Alguns dos legados do conceito freudiano de narcisismo incluem:

  1. Uma compreensão mais nuançada do amor próprio: O narcisismo não é simplesmente patológico, mas um componente necessário do desenvolvimento saudável.
  2.  Insights sobre a formação da identidade: A teoria do narcisismo ilumina como formamos nosso senso de self e como isso influencia nossas interações com os outros.
  3. Uma base para entender patologias narcisistas: Embora Freud não tenha elaborado extensivamente sobre o narcisismo patológico, seu trabalho lançou as bases para desenvolvimentos posteriores nesta área.
  4. Uma nova perspectiva sobre as relações objetais: A teoria do narcisismo ofereceu insights sobre como nossas relações com os outros são moldadas por nossa relação conosco mesmos.
  5. Um conceito ponte entre a psicologia individual e a social: O narcisismo, como Freud o conceituou, tem implicações tanto para o desenvolvimento individual quanto para fenômenos sociais mais amplos.

Conclusão: Do Mito à Compreensão Psicanalítica

Toda a jornada do conceito de narcisismo, desde o mito grego até a teoria psicanalítica freudiana, é um testemunho vivo do poder das ideias para evoluir e se enriquecer.

O que começou como uma história sobre amor-próprio excessivo se transformou em um conceito complexo que traz à luz aspectos muito fundamentais da psique humana.

A elaboração de Freud sobre o narcisismo não apenas enriqueceu a teoria psicanalítica, mas também ofereceu uma nova linguagem e estrutura para entender aspectos da experiência humana que antes eram difíceis de articular. Desde a formação da identidade até a forma como se dão os relacionamentos, o conceito de narcisismo continua a oferecer um olhar muito rico.

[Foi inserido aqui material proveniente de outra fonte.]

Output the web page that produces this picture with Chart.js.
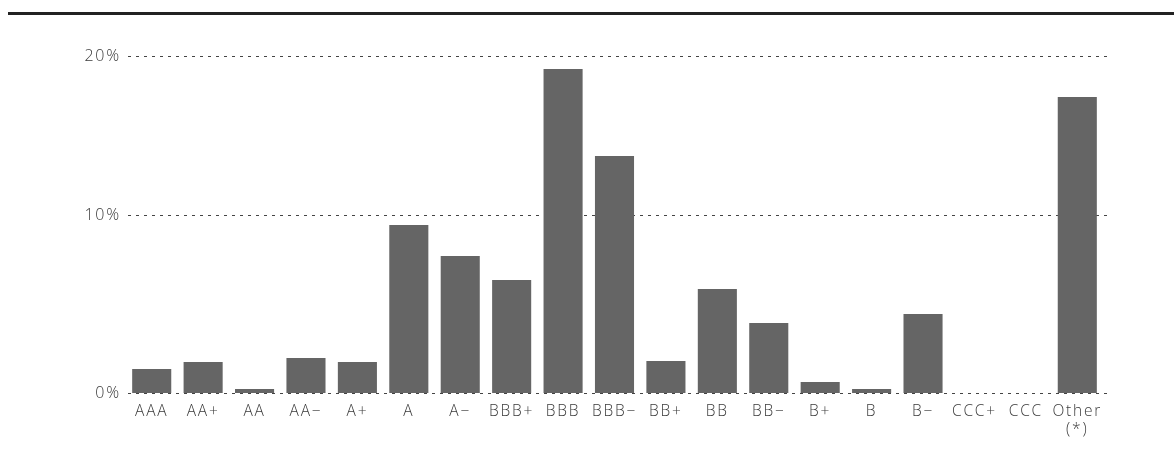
<!DOCTYPE html>
<html>
<head>
<meta charset="utf-8">
<script src="https://cdn.jsdelivr.net/npm/chart.js@4"></script>
<style>
  html, body { margin: 0; padding: 0; background: #fff; }
  #wrap { position: relative; width: 1174px; height: 460px; }
  canvas { display: block; }
</style>
</head>
<body>
<div id="wrap"><canvas id="c" width="1174" height="460"></canvas></div>
<script>
// Rating buckets along the x axis
const ratings = ['AAA', 'AA+', 'AA', 'AA\u2212', 'A+', 'A', 'A\u2212', 'BBB+', 'BBB', 'BBB\u2212',
                 'BB+', 'BB', 'BB\u2212', 'B+', 'B', 'B\u2212', 'CCC+', 'CCC', ['Other', '(*)']];

// Share of portfolio per rating, in percent
const shares = [1.42, 1.84, 0.24, 2.08, 1.84, 9.97, 8.13, 6.71, 19.23, 14.07,
                1.90, 6.17, 4.15, 0.65, 0.24, 4.69, 0, 0, 17.57];

// Y-axis gridline positions and their labels
const yTickValues = [0, 10.56, 20];
const yTickLabels = ['0%', '10%', '20%'];

const FONT = '"Open Sans", "Noto Sans", "DejaVu Sans", sans-serif';
const TEXT = '#3a3a3a';

// Dotted horizontal gridlines, running slightly past the plot on the right
const dottedGrid = {
  id: 'dottedGrid',
  beforeDatasetsDraw(chart) {
    const { ctx, chartArea, scales } = chart;
    ctx.save();
    ctx.strokeStyle = '#444';
    ctx.lineWidth = 1;
    ctx.setLineDash([3, 5]);
    yTickValues.forEach(v => {
      const y = Math.round(scales.y.getPixelForValue(v)) + 0.5;
      ctx.beginPath();
      ctx.moveTo(chartArea.left + 2, y);
      ctx.lineTo(chartArea.right + 8, y);
      ctx.stroke();
    });
    ctx.restore();
  }
};

// Heavy rule along the top edge
const topRule = {
  id: 'topRule',
  afterDraw(chart) {
    const { ctx } = chart;
    ctx.save();
    ctx.fillStyle = '#222';
    ctx.fillRect(8, 12, 1166, 3);
    ctx.restore();
  }
};

// Spaced-out lettering for all chart text
const spacing = {
  id: 'spacing',
  beforeInit(chart) { chart.ctx.letterSpacing = '1.8px'; },
  beforeDraw(chart) { chart.ctx.letterSpacing = '1.8px'; }
};

new Chart(document.getElementById('c'), {
  type: 'bar',
  data: {
    labels: ratings,
    datasets: [{
      data: shares,
      backgroundColor: '#656565',
      borderWidth: 0,
      categoryPercentage: 0.76,
      barPercentage: 1.0
    }]
  },
  options: {
    responsive: false,
    animation: false,
    devicePixelRatio: 1,
    layout: { padding: { top: 56, right: 71, bottom: 0, left: 0 } },
    plugins: { legend: { display: false }, tooltip: { enabled: false } },
    scales: {
      x: {
        grid: { display: false, drawTicks: false },
        border: { display: false },
        ticks: {
          color: TEXT,
          font: { family: FONT, size: 15.5, weight: 300, lineHeight: 1.15 },
          padding: 10,
          maxRotation: 0,
          autoSkip: false
        },
        afterFit(s) { s.height = 67; }
      },
      y: {
        min: 0,
        max: 20,
        grid: { display: false, drawTicks: false },
        border: { display: false },
        afterBuildTicks(s) { s.ticks = yTickValues.map(v => ({ value: v })); },
        ticks: {
          color: TEXT,
          font: { family: FONT, size: 16, weight: 300 },
          padding: 5,
          callback: (v, i) => yTickLabels[i]
        },
        afterFit(s) { s.width = 126; }
      }
    }
  },
  plugins: [spacing, dottedGrid, topRule]
});
</script>
</body>
</html>
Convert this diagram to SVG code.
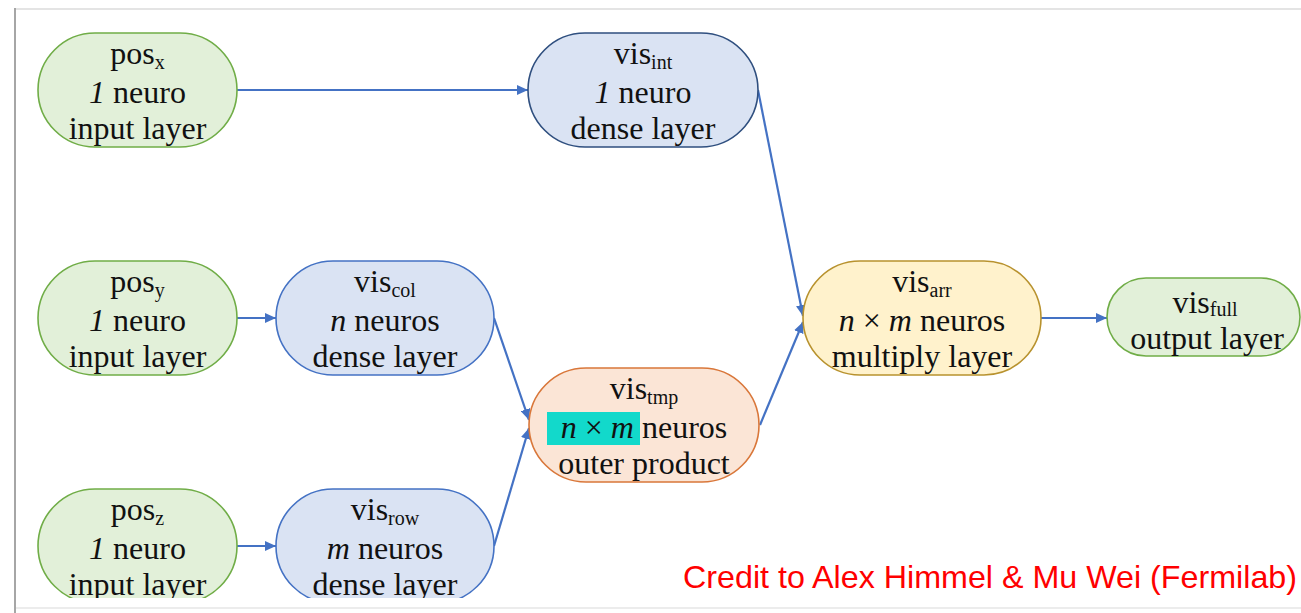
<svg xmlns="http://www.w3.org/2000/svg" width="1301" height="613" viewBox="0 0 1301 613">
<style>
.n rect{stroke-width:1.6}
.g rect{fill:#E2F0D9;stroke:#70AD47}
.b rect{fill:#DAE3F3;stroke:#4472C4}
.bd rect{fill:#DAE3F3;stroke:#2F4F7F}
.o rect{fill:#FBE5D6;stroke:#D9773A}
.y rect{fill:#FFF2CC;stroke:#B8922E}
text.t{font-family:"Liberation Serif","Times New Roman",serif;font-size:32px;fill:#111;text-anchor:middle}
.sub{font-size:20px}
.i{font-style:italic}
#connectors path{fill:none;stroke:#4472C4;stroke-width:2.2}
</style>
<defs>
<marker id="arr" markerUnits="userSpaceOnUse" markerWidth="12" markerHeight="10" refX="11" refY="5" orient="auto">
<path d="M0,0 L11,5 L0,10 z" fill="#4472C4"/>
</marker>
<clipPath id="clip"><rect x="16" y="10" width="1285" height="588"/></clipPath>
</defs>
<rect x="0" y="0" width="1301" height="613" fill="#fff"/>
<line x1="15" y1="9" x2="1301" y2="9" stroke="#e4e4e4" stroke-width="2"/>
<line x1="15" y1="608" x2="1301" y2="608" stroke="#ececec" stroke-width="2"/>
<line x1="15" y1="8" x2="15" y2="613" stroke="#a6a6a6" stroke-width="2"/>
<g clip-path="url(#clip)">
<g id="connectors">
<path d="M237,90 L528,90" marker-end="url(#arr)"/>
<path d="M758,90 L803,316" marker-end="url(#arr)"/>
<path d="M760,425 L803,322" marker-end="url(#arr)"/>
<path d="M1041,318 L1107,318" marker-end="url(#arr)"/>
<path d="M237,318 L276,318" marker-end="url(#arr)"/>
<path d="M237,546 L276,546" marker-end="url(#arr)"/>
<path d="M494,318 L529,420" marker-end="url(#arr)"/>
<path d="M494,546 L529,428" marker-end="url(#arr)"/>
</g>
<g id="pos_x" class="n g">
<rect x="38" y="33" width="199" height="114" rx="57"/>
<text class="t" x="137.5" y="64">pos<tspan class="sub" dy="5">x</tspan></text>
<text class="t" x="137.5" y="103"><tspan class="i">1</tspan> neuro</text>
<text class="t" x="137.5" y="139">input layer</text>
</g>
<g id="vis_int" class="n bd">
<rect x="528" y="33" width="230" height="114" rx="57"/>
<text class="t" x="643" y="64">vis<tspan class="sub" dy="5">int</tspan></text>
<text class="t" x="643" y="103"><tspan class="i">1</tspan> neuro</text>
<text class="t" x="643" y="139">dense layer</text>
</g>
<g id="pos_y" class="n g">
<rect x="38" y="261" width="199" height="114" rx="57"/>
<text class="t" x="137.5" y="292">pos<tspan class="sub" dy="5">y</tspan></text>
<text class="t" x="137.5" y="331"><tspan class="i">1</tspan> neuro</text>
<text class="t" x="137.5" y="367">input layer</text>
</g>
<g id="vis_col" class="n b">
<rect x="276" y="261" width="218" height="114" rx="57"/>
<text class="t" x="385" y="292">vis<tspan class="sub" dy="5">col</tspan></text>
<text class="t" x="385" y="331"><tspan class="i">n</tspan> neuros</text>
<text class="t" x="385" y="367">dense layer</text>
</g>
<g id="vis_arr" class="n y">
<rect x="803" y="261" width="238" height="114" rx="57"/>
<text class="t" x="922" y="292">vis<tspan class="sub" dy="5">arr</tspan></text>
<text class="t" x="922" y="331"><tspan class="i">n</tspan> × <tspan class="i">m</tspan> neuros</text>
<text class="t" x="922" y="367">multiply layer</text>
</g>
<g id="vis_full" class="n g">
<rect x="1107" y="278" width="193" height="78" rx="39"/>
<text class="t" x="1205" y="313">vis<tspan class="sub" dy="3">full</tspan></text>
<text class="t" x="1207" y="349">output layer</text>
</g>
<g id="vis_tmp" class="n o">
<rect x="529" y="368" width="230" height="114" rx="57"/>
<rect x="547" y="412" width="93" height="33" style="fill:#12D9CB;stroke:none"/>
<text class="t" x="644" y="399">vis<tspan class="sub" dy="5">tmp</tspan></text>
<text class="t" x="644" y="438"><tspan class="i">n</tspan> × <tspan class="i">m</tspan> neuros</text>
<text class="t" x="644" y="474">outer product</text>
</g>
<g id="pos_z" class="n g">
<rect x="38" y="489" width="199" height="114" rx="57"/>
<text class="t" x="137.5" y="520">pos<tspan class="sub" dy="5">z</tspan></text>
<text class="t" x="137.5" y="559"><tspan class="i">1</tspan> neuro</text>
<text class="t" x="137.5" y="595">input layer</text>
</g>
<g id="vis_row" class="n b">
<rect x="276" y="489" width="218" height="114" rx="57"/>
<text class="t" x="385" y="520">vis<tspan class="sub" dy="5">row</tspan></text>
<text class="t" x="385" y="559"><tspan class="i">m</tspan> neuros</text>
<text class="t" x="385" y="595">dense layer</text>
</g>
</g>
<text x="683" y="588" font-family="Liberation Sans, Arial, sans-serif" font-size="32" fill="#FF0000" textLength="614" lengthAdjust="spacingAndGlyphs">Credit to Alex Himmel &amp; Mu Wei (Fermilab)</text>
</svg>
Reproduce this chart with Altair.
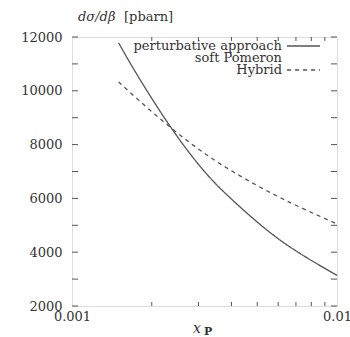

Sejam psicanalistas, como eu, ou pessoas apenas interessadas no funcionamento da mente humana, continuamos a explorar e expandir nossa compreensão do narcisismo.

Reconhecemos que, assim como Narciso se viu refletido nas águas do lago, o conceito de narcisismo nos oferece um reflexo de aspectos profundos e muitas vezes ocultos de nossa própria psique.

Se você se encontra intrigado por estas ideias e deseja explorar mais profundamente como o narcisismo pode estar operando em sua própria vida, considere embarcar em uma jornada de autodescoberta através da psicanálise. A compreensão de nossos próprios padrões narcísicos pode abrir caminho para um self mais integrado e relações mais satisfatórias.

Lembre-se, o espelho de Narciso não precisa ser uma armadilha, com compreensão, pode se tornar uma ferramenta para o crescimento e a transformação pessoal.